YOUR TASK
Copy everything from the line with "Give me the Plotly source for this chart." down to the line with "bin_density = [0.00556, 0.03333, 0.03333, 0.02222, 0.00556]", inclusive of both, exactly as written; leave out all pictures.

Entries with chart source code
--- BEGIN ---

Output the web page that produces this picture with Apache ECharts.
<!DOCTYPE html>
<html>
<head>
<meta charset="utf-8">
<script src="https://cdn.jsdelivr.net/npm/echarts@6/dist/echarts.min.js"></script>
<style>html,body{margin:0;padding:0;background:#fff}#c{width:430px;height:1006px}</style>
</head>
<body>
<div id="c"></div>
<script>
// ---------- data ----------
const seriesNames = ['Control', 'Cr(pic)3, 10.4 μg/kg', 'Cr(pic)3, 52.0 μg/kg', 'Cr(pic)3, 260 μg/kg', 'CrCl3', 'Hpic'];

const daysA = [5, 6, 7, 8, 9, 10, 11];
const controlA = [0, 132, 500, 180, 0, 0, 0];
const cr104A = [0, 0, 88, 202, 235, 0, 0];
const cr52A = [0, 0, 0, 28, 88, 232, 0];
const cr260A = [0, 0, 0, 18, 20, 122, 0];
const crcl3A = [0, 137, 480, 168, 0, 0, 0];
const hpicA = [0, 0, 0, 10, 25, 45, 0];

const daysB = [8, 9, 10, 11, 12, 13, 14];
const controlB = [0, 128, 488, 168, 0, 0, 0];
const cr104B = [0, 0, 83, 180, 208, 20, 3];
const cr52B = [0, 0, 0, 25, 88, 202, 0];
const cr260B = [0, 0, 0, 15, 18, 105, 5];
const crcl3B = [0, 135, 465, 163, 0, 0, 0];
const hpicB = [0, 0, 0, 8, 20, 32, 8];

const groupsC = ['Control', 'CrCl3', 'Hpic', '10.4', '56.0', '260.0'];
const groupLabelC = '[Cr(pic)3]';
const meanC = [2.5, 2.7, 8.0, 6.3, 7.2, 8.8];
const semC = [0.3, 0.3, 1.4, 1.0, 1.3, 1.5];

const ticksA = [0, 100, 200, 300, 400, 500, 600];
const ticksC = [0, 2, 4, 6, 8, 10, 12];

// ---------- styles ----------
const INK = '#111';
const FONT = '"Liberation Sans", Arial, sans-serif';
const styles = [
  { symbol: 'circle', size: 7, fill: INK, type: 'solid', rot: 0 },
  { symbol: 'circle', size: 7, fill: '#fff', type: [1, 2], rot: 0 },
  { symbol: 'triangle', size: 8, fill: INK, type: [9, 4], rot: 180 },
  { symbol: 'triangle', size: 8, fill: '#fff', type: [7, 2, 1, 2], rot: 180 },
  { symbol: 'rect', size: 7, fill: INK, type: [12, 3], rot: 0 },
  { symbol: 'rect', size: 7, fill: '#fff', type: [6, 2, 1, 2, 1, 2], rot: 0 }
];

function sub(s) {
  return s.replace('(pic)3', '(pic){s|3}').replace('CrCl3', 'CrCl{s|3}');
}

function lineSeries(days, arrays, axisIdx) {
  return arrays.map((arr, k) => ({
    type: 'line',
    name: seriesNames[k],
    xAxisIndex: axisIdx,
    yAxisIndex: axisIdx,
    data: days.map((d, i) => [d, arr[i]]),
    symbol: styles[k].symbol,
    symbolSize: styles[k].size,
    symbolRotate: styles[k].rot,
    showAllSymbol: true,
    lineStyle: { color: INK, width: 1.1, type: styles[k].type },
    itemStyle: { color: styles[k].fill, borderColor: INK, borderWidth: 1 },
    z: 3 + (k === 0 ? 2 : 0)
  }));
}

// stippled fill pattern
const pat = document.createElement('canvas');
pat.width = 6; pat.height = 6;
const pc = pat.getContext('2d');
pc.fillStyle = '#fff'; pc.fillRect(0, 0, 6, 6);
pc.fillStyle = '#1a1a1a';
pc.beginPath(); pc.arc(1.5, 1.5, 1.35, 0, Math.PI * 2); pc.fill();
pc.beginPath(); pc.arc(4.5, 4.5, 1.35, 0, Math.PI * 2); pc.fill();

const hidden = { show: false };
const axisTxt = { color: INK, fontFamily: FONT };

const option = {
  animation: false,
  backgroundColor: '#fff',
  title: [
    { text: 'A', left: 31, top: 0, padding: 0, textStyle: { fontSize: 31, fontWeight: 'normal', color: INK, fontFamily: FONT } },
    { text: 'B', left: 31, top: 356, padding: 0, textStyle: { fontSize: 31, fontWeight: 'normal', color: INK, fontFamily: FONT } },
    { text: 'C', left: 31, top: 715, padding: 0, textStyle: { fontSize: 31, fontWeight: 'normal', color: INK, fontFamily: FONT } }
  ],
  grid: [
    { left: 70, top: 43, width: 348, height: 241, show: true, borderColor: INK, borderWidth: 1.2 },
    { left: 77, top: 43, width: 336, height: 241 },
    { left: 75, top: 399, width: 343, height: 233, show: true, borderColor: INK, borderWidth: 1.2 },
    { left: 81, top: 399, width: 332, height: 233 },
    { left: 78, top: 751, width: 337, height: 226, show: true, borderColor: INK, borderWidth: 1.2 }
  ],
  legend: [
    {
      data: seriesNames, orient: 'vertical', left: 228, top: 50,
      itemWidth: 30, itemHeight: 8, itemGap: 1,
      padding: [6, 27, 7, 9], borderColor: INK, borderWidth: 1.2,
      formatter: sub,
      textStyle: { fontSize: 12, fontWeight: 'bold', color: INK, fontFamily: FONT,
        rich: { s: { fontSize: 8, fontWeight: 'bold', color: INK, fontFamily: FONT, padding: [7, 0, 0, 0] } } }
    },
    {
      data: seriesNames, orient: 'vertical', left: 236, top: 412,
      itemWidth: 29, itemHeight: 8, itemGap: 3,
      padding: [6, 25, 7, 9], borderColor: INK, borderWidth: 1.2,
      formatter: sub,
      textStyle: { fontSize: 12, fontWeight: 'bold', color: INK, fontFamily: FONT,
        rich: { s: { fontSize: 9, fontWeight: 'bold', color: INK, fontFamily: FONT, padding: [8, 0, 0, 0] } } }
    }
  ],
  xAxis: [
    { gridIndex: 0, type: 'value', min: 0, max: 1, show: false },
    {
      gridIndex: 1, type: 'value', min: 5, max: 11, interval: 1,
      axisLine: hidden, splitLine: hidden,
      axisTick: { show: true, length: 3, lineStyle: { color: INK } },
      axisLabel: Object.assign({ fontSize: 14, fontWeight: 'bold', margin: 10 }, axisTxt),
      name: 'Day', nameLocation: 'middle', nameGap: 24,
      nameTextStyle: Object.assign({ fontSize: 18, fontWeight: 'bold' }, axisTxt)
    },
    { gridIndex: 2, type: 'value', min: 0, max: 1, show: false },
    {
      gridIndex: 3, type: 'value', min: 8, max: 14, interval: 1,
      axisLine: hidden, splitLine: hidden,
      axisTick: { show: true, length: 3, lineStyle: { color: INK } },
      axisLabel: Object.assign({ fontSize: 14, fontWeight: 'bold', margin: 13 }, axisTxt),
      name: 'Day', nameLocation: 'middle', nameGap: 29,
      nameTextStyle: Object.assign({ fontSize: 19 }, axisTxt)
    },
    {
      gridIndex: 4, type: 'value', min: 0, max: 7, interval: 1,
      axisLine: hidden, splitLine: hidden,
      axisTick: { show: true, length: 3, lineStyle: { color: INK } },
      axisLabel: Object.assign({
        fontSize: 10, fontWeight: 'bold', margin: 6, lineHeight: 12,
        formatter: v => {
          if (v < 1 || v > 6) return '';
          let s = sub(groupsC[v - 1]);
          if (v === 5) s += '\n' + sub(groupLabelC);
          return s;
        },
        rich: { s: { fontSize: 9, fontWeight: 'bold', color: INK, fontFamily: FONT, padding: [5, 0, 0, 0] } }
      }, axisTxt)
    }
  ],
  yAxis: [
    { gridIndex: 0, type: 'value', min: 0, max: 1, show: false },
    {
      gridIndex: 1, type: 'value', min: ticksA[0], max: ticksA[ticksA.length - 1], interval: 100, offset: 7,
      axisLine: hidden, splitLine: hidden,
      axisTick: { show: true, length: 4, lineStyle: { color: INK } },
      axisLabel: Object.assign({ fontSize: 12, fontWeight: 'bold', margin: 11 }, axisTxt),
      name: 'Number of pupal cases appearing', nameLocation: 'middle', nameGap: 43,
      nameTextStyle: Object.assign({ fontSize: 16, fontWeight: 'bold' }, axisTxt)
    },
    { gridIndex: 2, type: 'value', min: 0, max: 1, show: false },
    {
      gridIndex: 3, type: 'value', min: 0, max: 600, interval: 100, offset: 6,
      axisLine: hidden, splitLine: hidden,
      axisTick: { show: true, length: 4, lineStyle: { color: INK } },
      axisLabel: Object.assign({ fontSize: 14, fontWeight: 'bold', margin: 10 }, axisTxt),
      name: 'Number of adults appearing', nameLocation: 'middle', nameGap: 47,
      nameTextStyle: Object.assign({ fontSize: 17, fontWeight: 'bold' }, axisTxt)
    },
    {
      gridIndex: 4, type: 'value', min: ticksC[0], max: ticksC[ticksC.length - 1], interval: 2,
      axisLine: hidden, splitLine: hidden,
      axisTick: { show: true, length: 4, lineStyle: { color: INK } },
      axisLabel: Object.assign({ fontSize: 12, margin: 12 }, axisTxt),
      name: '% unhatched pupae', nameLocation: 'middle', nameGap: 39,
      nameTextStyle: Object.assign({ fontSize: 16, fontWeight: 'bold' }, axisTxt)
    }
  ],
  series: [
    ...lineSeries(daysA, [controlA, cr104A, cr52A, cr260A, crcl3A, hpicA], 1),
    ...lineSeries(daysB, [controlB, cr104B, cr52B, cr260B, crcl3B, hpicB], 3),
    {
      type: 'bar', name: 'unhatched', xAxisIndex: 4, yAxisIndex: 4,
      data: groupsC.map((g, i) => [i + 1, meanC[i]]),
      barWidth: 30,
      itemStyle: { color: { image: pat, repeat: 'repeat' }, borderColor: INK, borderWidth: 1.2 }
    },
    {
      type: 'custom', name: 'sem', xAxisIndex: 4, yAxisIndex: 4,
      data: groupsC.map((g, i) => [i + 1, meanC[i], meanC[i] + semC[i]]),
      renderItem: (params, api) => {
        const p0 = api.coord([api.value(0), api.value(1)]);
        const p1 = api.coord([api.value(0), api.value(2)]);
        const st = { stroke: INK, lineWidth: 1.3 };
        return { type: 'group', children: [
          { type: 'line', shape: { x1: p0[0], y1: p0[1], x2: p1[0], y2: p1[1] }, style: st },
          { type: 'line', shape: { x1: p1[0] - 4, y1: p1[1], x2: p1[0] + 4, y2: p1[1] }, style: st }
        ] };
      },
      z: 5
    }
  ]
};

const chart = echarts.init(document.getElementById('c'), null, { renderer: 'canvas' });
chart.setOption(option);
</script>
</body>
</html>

--- END ---
--- BEGIN ---

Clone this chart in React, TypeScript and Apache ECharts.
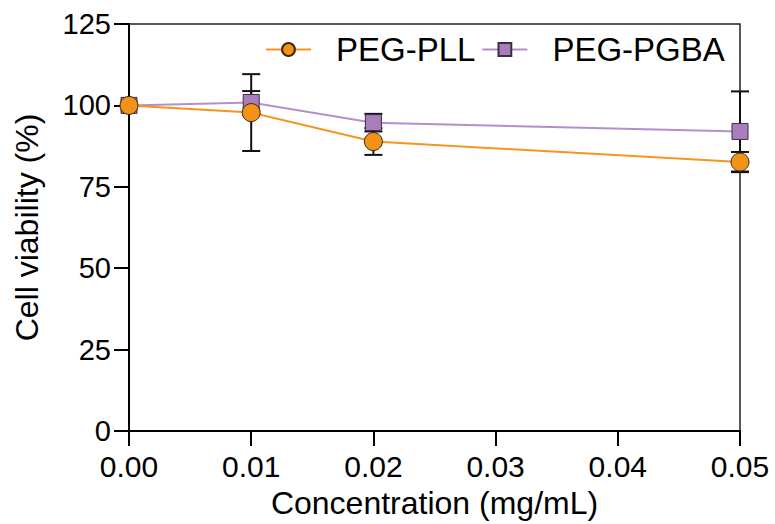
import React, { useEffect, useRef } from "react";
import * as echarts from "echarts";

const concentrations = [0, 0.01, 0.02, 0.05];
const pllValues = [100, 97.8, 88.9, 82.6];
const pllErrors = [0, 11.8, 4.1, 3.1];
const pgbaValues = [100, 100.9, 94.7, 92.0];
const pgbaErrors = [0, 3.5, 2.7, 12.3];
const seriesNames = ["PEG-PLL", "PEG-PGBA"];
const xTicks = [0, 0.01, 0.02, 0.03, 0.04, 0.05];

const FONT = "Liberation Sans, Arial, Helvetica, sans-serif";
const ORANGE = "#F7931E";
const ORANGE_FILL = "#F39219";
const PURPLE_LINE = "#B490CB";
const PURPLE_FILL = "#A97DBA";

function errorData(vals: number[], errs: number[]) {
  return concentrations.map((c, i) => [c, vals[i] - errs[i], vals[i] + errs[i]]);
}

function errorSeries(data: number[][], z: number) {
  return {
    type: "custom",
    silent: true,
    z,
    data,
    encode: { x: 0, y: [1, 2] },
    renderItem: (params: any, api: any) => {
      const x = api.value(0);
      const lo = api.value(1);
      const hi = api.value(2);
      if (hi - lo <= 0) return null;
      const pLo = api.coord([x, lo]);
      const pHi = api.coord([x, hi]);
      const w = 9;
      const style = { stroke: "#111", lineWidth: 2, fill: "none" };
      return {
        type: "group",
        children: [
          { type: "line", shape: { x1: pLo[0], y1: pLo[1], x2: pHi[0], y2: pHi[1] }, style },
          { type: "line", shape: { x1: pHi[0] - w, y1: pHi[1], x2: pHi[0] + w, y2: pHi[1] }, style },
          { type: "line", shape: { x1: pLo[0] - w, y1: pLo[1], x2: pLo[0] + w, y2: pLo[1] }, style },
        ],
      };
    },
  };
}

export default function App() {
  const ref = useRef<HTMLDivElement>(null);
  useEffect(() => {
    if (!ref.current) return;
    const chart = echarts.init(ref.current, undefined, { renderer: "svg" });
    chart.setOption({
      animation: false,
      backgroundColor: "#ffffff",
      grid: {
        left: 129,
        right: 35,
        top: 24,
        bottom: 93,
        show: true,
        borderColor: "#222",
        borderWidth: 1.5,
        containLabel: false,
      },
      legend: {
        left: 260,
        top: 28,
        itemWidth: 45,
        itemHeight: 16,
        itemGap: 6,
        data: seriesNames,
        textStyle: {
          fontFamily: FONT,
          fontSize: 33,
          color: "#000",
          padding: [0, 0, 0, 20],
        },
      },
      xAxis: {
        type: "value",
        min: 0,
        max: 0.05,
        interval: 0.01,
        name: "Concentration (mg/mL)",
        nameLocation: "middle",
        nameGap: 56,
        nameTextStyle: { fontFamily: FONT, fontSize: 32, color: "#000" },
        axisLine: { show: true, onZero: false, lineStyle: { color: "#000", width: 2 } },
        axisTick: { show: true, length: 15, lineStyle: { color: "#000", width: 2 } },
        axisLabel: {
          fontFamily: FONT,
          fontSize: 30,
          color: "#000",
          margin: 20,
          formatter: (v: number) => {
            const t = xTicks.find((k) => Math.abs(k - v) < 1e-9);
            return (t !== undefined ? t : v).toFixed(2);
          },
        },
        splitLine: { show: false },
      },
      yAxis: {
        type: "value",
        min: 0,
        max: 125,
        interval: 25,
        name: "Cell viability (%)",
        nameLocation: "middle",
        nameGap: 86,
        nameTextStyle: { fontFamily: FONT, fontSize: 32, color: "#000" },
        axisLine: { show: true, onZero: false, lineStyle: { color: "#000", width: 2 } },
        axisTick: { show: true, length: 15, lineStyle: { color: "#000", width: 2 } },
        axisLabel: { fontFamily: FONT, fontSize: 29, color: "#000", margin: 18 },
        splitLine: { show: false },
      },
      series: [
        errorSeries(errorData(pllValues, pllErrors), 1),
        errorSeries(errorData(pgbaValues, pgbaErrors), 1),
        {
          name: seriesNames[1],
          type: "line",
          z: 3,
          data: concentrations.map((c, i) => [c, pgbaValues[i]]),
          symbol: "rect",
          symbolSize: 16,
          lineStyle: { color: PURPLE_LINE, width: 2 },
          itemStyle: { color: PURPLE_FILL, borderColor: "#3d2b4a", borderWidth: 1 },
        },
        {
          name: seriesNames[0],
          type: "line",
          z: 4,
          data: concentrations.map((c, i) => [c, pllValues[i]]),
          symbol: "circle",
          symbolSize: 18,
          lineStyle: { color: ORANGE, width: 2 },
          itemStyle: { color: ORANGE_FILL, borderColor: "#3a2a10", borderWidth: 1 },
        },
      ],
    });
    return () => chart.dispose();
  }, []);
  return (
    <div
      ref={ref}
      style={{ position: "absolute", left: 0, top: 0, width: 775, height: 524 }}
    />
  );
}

--- END ---
--- BEGIN ---

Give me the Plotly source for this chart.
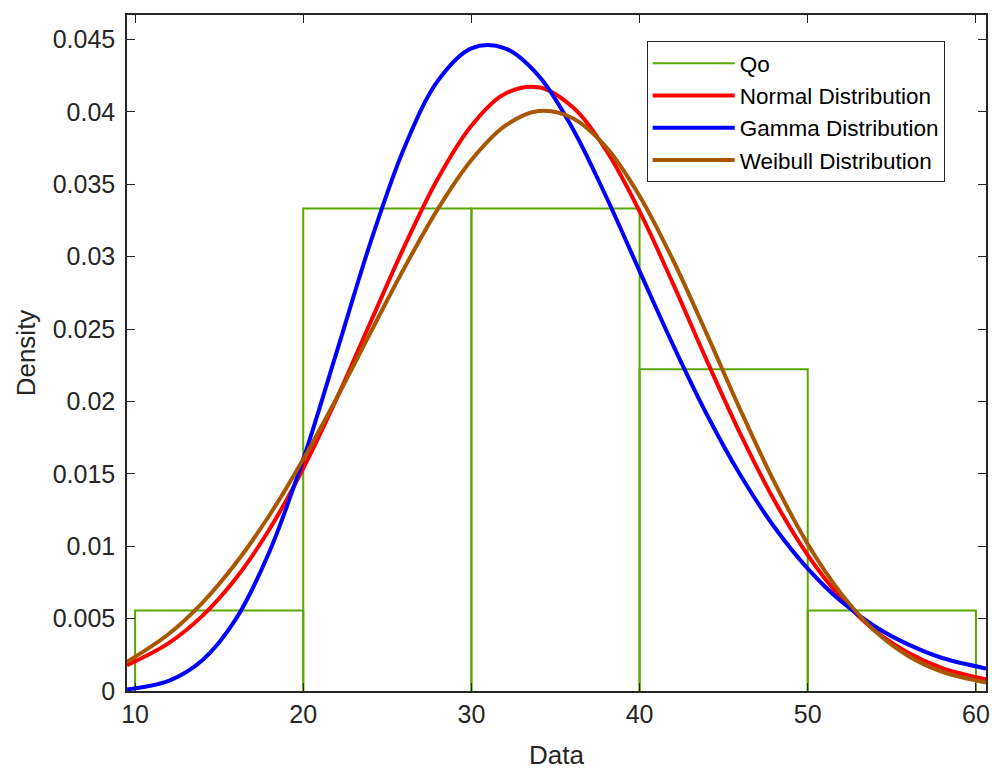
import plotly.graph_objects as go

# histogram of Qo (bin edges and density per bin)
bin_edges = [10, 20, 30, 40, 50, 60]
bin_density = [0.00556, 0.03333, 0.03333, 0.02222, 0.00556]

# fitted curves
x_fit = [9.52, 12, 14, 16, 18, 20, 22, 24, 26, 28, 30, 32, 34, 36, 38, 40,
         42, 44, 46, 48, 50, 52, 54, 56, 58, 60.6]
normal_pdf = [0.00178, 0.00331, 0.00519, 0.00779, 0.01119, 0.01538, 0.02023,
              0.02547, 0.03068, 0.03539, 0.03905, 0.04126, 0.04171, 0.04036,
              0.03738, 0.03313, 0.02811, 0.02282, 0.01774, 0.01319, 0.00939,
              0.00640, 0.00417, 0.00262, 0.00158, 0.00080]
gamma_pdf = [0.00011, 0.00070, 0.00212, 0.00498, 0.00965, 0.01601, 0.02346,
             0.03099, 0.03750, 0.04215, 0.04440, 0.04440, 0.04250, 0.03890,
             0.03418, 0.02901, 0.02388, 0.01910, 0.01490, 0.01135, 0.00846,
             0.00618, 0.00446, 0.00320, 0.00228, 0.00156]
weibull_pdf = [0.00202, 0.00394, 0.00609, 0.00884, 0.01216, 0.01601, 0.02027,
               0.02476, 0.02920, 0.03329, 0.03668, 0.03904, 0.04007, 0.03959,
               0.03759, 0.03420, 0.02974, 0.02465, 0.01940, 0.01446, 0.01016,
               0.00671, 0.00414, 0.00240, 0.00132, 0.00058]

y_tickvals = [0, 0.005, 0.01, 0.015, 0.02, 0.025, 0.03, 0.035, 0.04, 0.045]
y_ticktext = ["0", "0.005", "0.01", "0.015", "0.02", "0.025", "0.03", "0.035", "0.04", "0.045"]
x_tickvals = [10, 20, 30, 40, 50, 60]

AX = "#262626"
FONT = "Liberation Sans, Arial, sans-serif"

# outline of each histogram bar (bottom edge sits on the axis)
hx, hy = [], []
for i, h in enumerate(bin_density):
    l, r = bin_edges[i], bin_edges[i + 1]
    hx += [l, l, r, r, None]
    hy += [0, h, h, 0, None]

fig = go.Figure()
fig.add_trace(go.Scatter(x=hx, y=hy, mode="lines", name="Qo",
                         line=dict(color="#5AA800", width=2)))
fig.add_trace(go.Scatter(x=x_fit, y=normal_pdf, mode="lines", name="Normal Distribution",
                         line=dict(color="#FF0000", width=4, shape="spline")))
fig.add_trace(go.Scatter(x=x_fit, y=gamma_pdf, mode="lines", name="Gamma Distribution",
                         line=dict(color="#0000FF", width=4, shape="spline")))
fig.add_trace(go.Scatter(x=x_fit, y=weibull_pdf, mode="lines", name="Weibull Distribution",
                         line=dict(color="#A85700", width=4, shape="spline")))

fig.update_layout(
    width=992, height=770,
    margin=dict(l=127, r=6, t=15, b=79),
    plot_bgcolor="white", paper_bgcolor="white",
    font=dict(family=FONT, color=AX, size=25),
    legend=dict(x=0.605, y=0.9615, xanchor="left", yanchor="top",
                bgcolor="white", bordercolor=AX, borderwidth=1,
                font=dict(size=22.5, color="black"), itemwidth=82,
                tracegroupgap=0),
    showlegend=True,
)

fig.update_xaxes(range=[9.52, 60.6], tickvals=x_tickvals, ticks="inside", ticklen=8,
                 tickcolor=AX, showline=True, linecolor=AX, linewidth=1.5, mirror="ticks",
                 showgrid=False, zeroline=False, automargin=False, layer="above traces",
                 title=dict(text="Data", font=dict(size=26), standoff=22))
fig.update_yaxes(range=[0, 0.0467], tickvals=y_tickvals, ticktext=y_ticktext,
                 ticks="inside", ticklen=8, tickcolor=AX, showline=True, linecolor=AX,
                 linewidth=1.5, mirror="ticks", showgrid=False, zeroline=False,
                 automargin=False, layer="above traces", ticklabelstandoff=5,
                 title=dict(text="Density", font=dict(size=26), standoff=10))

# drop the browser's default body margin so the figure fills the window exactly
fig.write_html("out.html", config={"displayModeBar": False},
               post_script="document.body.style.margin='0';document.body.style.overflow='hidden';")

--- END ---

WORKED SOLUTION
Give me the Plotly source for this chart.
import plotly.graph_objects as go

# histogram of Qo (bin edges and density per bin)
bin_edges = [10, 20, 30, 40, 50, 60]
bin_density = [0.00556, 0.03333, 0.03333, 0.02222, 0.00556]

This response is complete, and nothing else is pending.